**The problem:** Copy each line below that includes "standalone".

━━━━━━━━━━

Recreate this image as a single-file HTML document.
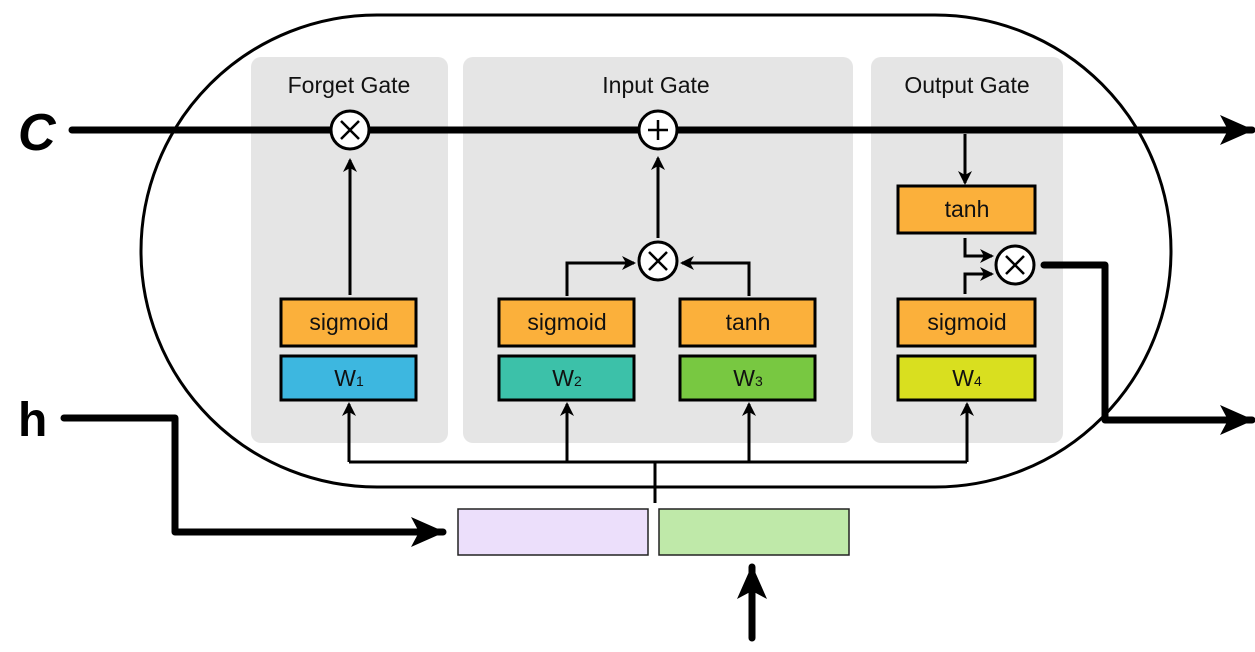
<!DOCTYPE html>
<html><head><style>
html,body{margin:0;padding:0;background:#fff;}
svg text{font-family:"Liberation Sans",sans-serif;}
</style></head><body>
<svg width="1255" height="647" viewBox="0 0 1255 647" xmlns="http://www.w3.org/2000/svg">
<defs>
<marker id="a" markerWidth="14" markerHeight="14" refX="12" refY="7" orient="auto" markerUnits="userSpaceOnUse"><path d="M0,0 L14,7 L0,14 L4,7 Z" fill="#000"/></marker>
<marker id="b" markerWidth="34" markerHeight="30" refX="32" refY="15" orient="auto" markerUnits="userSpaceOnUse"><path d="M0,0 L34,15 L0,30 L8,15 Z" fill="#000"/></marker>
</defs>
<rect x="141" y="15" width="1030" height="472" rx="236" fill="#fff" stroke="#000" stroke-width="3"/>
<rect x="251" y="57" width="197" height="386" rx="10" fill="#e5e5e5"/>
<rect x="463" y="57" width="390" height="386" rx="10" fill="#e5e5e5"/>
<rect x="871" y="57" width="192" height="386" rx="10" fill="#e5e5e5"/>
<g font-size="23" text-anchor="middle" fill="#111">
<text x="349" y="93">Forget Gate</text>
<text x="656" y="93">Input Gate</text>
<text x="967" y="93">Output Gate</text>
</g>
<text x="18" y="150" font-size="52" font-weight="bold" font-style="italic">C</text>
<text x="18" y="436" font-size="48" font-weight="bold">h</text>
<line x1="72" y1="130" x2="1252" y2="130" stroke="#000" stroke-width="7" stroke-linecap="round" marker-end="url(#b)"/>
<g stroke="#000" stroke-width="3" fill="none">
<line x1="350" y1="295" x2="350" y2="160" marker-end="url(#a)"/>
<line x1="658" y1="238" x2="658" y2="158" marker-end="url(#a)"/>
<polyline points="567,296 567,263 634,263" marker-end="url(#a)"/>
<polyline points="749,296 749,263 682,263" marker-end="url(#a)"/>
<line x1="965" y1="134" x2="965" y2="183" marker-end="url(#a)"/>
<polyline points="965,238 965,256 992,256" marker-end="url(#a)"/>
<polyline points="965,294 965,274 992,274" marker-end="url(#a)"/>
<polyline points="349,462 967,462"/>
<line x1="655" y1="462" x2="655" y2="503"/>
<line x1="349" y1="462" x2="349" y2="404" marker-end="url(#a)"/>
<line x1="567" y1="462" x2="567" y2="404" marker-end="url(#a)"/>
<line x1="749" y1="462" x2="749" y2="404" marker-end="url(#a)"/>
<line x1="967" y1="462" x2="967" y2="404" marker-end="url(#a)"/>
</g>
<g stroke="#000" stroke-width="7" fill="none" stroke-linecap="round" stroke-linejoin="round">
<polyline points="64,418 175,418 175,532 443,532" marker-end="url(#b)"/>
<polyline points="1044,265 1105,265 1105,420 1252,420" marker-end="url(#b)"/>
<line x1="752" y1="638" x2="752" y2="567" marker-end="url(#b)"/>
</g>
<g stroke="#000" stroke-width="3" fill="#fff">
<circle cx="350" cy="130" r="19"/>
<circle cx="658" cy="130" r="19"/>
<circle cx="658" cy="261" r="19"/>
<circle cx="1015" cy="265" r="19"/>
</g>
<g stroke="#000" stroke-width="2.5">
<path d="M341,121 L359,139 M359,121 L341,139"/>
<path d="M658,120 L658,140 M648,130 L668,130"/>
<path d="M649,252 L667,270 M667,252 L649,270"/>
<path d="M1006,256 L1024,274 M1024,256 L1006,274"/>
</g>
<g stroke="#000" stroke-width="3">
<rect x="281" y="299" width="135" height="47" fill="#fbb03b"/>
<rect x="281" y="356" width="135" height="44" fill="#3db7e0"/>
<rect x="499" y="299" width="135" height="47" fill="#fbb03b"/>
<rect x="499" y="356" width="135" height="44" fill="#3cc1a9"/>
<rect x="680" y="299" width="135" height="47" fill="#fbb03b"/>
<rect x="680" y="356" width="135" height="44" fill="#78c841"/>
<rect x="898" y="186" width="137" height="47" fill="#fbb03b"/>
<rect x="898" y="299" width="137" height="47" fill="#fbb03b"/>
<rect x="898" y="356" width="137" height="44" fill="#d9df1f"/>
</g>
<g stroke="#222" stroke-width="1.5">
<rect x="458" y="509" width="190" height="46" fill="#ecdffb"/>
<rect x="659" y="509" width="190" height="46" fill="#bfe9a9"/>
</g>
<g font-size="23" text-anchor="middle" fill="#111">
<text x="349" y="330">sigmoid</text>
<text x="567" y="330">sigmoid</text>
<text x="748" y="330">tanh</text>
<text x="967" y="217">tanh</text>
<text x="967" y="330">sigmoid</text>
<text x="349" y="386">W<tspan font-size="14">1</tspan></text>
<text x="567" y="386">W<tspan font-size="14">2</tspan></text>
<text x="748" y="386">W<tspan font-size="14">3</tspan></text>
<text x="967" y="386">W<tspan font-size="14">4</tspan></text>
</g>
</svg>
</body></html>
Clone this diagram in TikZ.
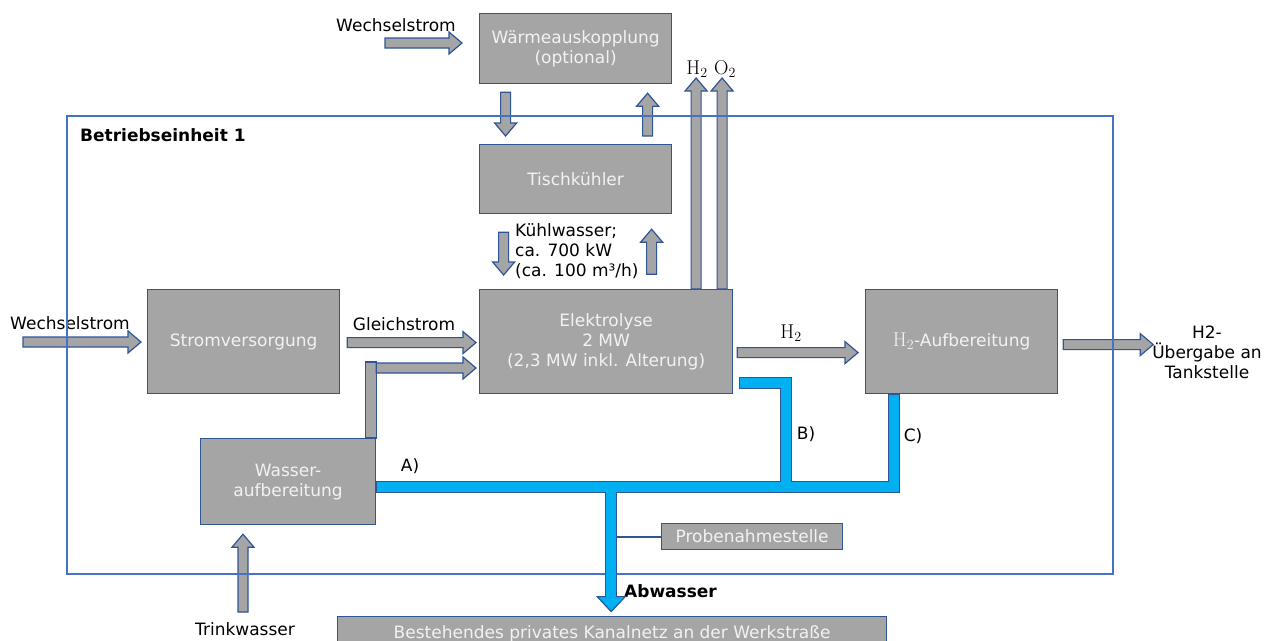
\documentclass[tikz,border=0pt]{standalone}
\usepackage{fontspec}
\setsansfont{DejaVu Sans}
\usetikzlibrary{positioning,calc}

\definecolor{boxgray}{HTML}{A5A5A5}
\definecolor{boxline}{HTML}{2F5597}
\definecolor{framebl}{HTML}{4472C4}
\definecolor{pipecyan}{HTML}{00B0F0}
\definecolor{boxtext}{HTML}{F2F2F2}

\tikzset{
  unit/.style={draw=boxline, fill=boxgray, line width=1.2pt, text=boxtext, anchor=north west,
    inner sep=0pt, align=center, font=\sffamily\fontsize{17}{20}\selectfont},
  lbl/.style={font=\sffamily\fontsize{17}{20}\selectfont, inner sep=0pt, align=center},
  blockarrow/.style={draw=boxline, fill=boxgray, line width=1.2pt, line join=miter},
  pipeout/.style={draw=boxline, line width=12pt, line cap=rect, line join=miter},
  pipein/.style={draw=pipecyan, line width=10pt, line cap=rect, line join=miter},
  frame/.style={draw=framebl, line width=1.2pt},
}

% chemical formulas in the serif
\newcommand{\chemf}[2]{{\rmfamily\fontsize{20}{20}\selectfont #1\textsubscript{#2}}}

% block arrows: #1 start, #2 tip
\newcommand{\arrR}[2]{\path[blockarrow] let \p1=#1, \p2=#2 in
  (\x1,\y1+5pt) -- (\x2-13pt,\y1+5pt) -- (\x2-13pt,\y1+11pt) -- (\x2,\y1)
  -- (\x2-13pt,\y1-11pt) -- (\x2-13pt,\y1-5pt) -- (\x1,\y1-5pt) -- cycle;}
\newcommand{\arrU}[2]{\path[blockarrow] let \p1=#1, \p2=#2 in
  (\x1-5pt,\y1) -- (\x1-5pt,\y2-13pt) -- (\x1-11pt,\y2-13pt) -- (\x1,\y2)
  -- (\x1+11pt,\y2-13pt) -- (\x1+5pt,\y2-13pt) -- (\x1+5pt,\y1) -- cycle;}
\newcommand{\arrD}[2]{\path[blockarrow] let \p1=#1, \p2=#2 in
  (\x1-5pt,\y1) -- (\x1-5pt,\y2+13pt) -- (\x1-11pt,\y2+13pt) -- (\x1,\y2)
  -- (\x1+11pt,\y2+13pt) -- (\x1+5pt,\y2+13pt) -- (\x1+5pt,\y1) -- cycle;}

\begin{document}
\begin{tikzpicture}[x=1pt,y=-1pt]
\clip (0,0) rectangle (1274,640);

% units
\node[unit, minimum width=192, minimum height=70] (waerme) at (479,13) {Wärmeauskopplung\\(optional)};
\node[unit, minimum width=192, minimum height=69] (tisch) at (479,144) {Tischkühler};
\node[unit, minimum width=253, minimum height=104] (elek) at (479,289) {Elektrolyse\\2 MW\\(2,3 MW inkl. Alterung)};
\node[unit, minimum width=192, minimum height=104] (strom) at (147,289) {Stromversorgung};
\node[unit, minimum width=192, minimum height=104] (h2auf) at (865,289) {\chemf{H}{2}-Aufbereitung};
\node[unit, minimum width=175, minimum height=86] (wasser) at (200,438) {Wasser-\\aufbereitung};
\node[unit, minimum width=181, minimum height=26] (probe) at (661,523) {Probenahmestelle};
\node[unit, minimum width=549, minimum height=34] (kanal) at (337,616) {Bestehendes privates Kanalnetz an der Werkstraße};

% labels
\node[lbl] (acTopLbl) at (396,25) {Wechselstrom};
\node[lbl] (acLbl) at (70,323) {Wechselstrom};
\node[lbl] (dcLbl) at (404,324) {Gleichstrom};
\node[lbl, anchor=west, align=left] (kuehlLbl) at (515,251) {Kühlwasser;\\ca. 700 kW\\(ca. 100 m³/h)};
\node[lbl] (h2TopLbl) at (697,69) {\chemf{H}{2}};
\node[lbl] (o2TopLbl) at (725,69) {\chemf{O}{2}};
\node[lbl] (h2Lbl) at (791,333) {\chemf{H}{2}};
\node[lbl] (tankLbl) at (1207,352) {H2-\\Übergabe an\\Tankstelle};
\node[lbl] (trinkLbl) at (245,629) {Trinkwasser};
\node[lbl] (aLbl) at (410,466) {A)};
\node[lbl] (bLbl) at (806,434) {B)};
\node[lbl] (cLbl) at (913,436) {C)};
\node[lbl, anchor=west, font=\sffamily\bfseries\fontsize{17}{20}\selectfont] (abwLbl) at (624,591) {Abwasser};
\node[lbl, anchor=west, font=\sffamily\bfseries\fontsize{17}{20}\selectfont] (beLbl) at (80,135) {Betriebseinheit 1};

% free ends
\coordinate (acTopIn) at (385,43);
\coordinate (acIn) at (23,342);
\coordinate (trinkIn) at (243,612);

% power and heat
\arrR{(acTopIn)}{($(waerme.west)+(-17,0)$)}
\arrD{($(waerme.south)+(-70,8)$)}{($(tisch.north)+(0,-8)$)}
\arrU{($(tisch.north)+(72,-8)$)}{($(waerme.south)+(0,9)$)}
\arrD{($(tisch.south)+(-72,18)$)}{($(elek.north)+(0,-14)$)}
\arrU{($(tisch.south)+(76,60)$)}{($(tisch.south)+(0,15)$)}
\arrU{($(elek.north)+(90,0)$)}{($(waerme.north)+(0,65)$)}
\arrU{($(elek.north)+(116,0)$)}{($(waerme.north)+(0,65)$)}
\arrR{(acIn)}{($(strom.west)+(-6,0)$)}
\arrR{($(strom.east)+(7,1)$)}{($(elek.west)+(-3,0)$)}
% water feed
\path[blockarrow] (wasser.north east) ++(-11,0) rectangle ++(11,-76);
\arrR{($(wasser.north east)+(0,-70)$)}{($(elek.west)+(-3,0)$)}
\arrU{(trinkIn)}{($(wasser.south)+(0,9)$)}
% hydrogen
\arrR{($(elek.east)+(4,11)$)}{($(h2auf.west)+(-7,0)$)}
\arrR{($(h2auf.east)+(5,3)$)}{($(h2auf.east)+(95,0)$)}

% Betriebseinheit
\draw[frame] (67,116) rectangle (1113,574);

% waste water
\coordinate (pipeL) at ($(wasser.east)+(6,5)$);
\coordinate (pipeC) at ($(h2auf.south)+(-68,6)$);
\coordinate (pipeB) at ($(elek.east)+(12,41)$);
\coordinate (pipeBc) at ($(pipeB)+(41,0)$);
\coordinate (drainTop) at ($(pipeL)+(229,0)$);
\coordinate (drainTip) at ($(drainTop)+(0,125)$);
\draw[draw=boxline, line width=2pt] (probe.west -| drainTop) -- (probe.west);
\draw[pipeout] (pipeL) -- (pipeL -| pipeC) -- (pipeC);
\draw[pipeout] (pipeB) -- (pipeBc) -- (pipeBc |- pipeL);
\draw[pipeout] (drainTop) -- ($(drainTip)+(0,-15)$);
\path[draw=boxline, fill=pipecyan, line width=1.2pt] ($(drainTip)+(-14,-15)$) -- (drainTip) -- ($(drainTip)+(14,-15)$) -- cycle;
\draw[pipein] (pipeL) -- (pipeL -| pipeC) -- (pipeC);
\draw[pipein] (pipeB) -- (pipeBc) -- (pipeBc |- pipeL);
\draw[pipein] (drainTop) -- ($(drainTip)+(0,-20)$);
\end{tikzpicture}
\end{document}
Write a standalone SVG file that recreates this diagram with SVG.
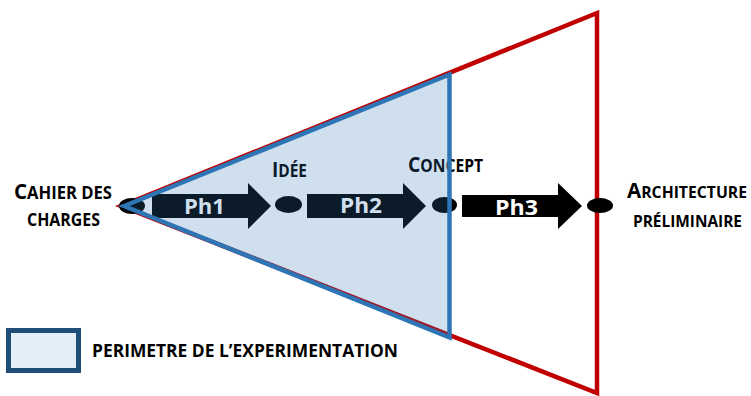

━━━━━━━━━━

**The solution:**
\documentclass[tikz,border=0pt]{standalone}
Write a standalone SVG file that recreates this diagram with SVG.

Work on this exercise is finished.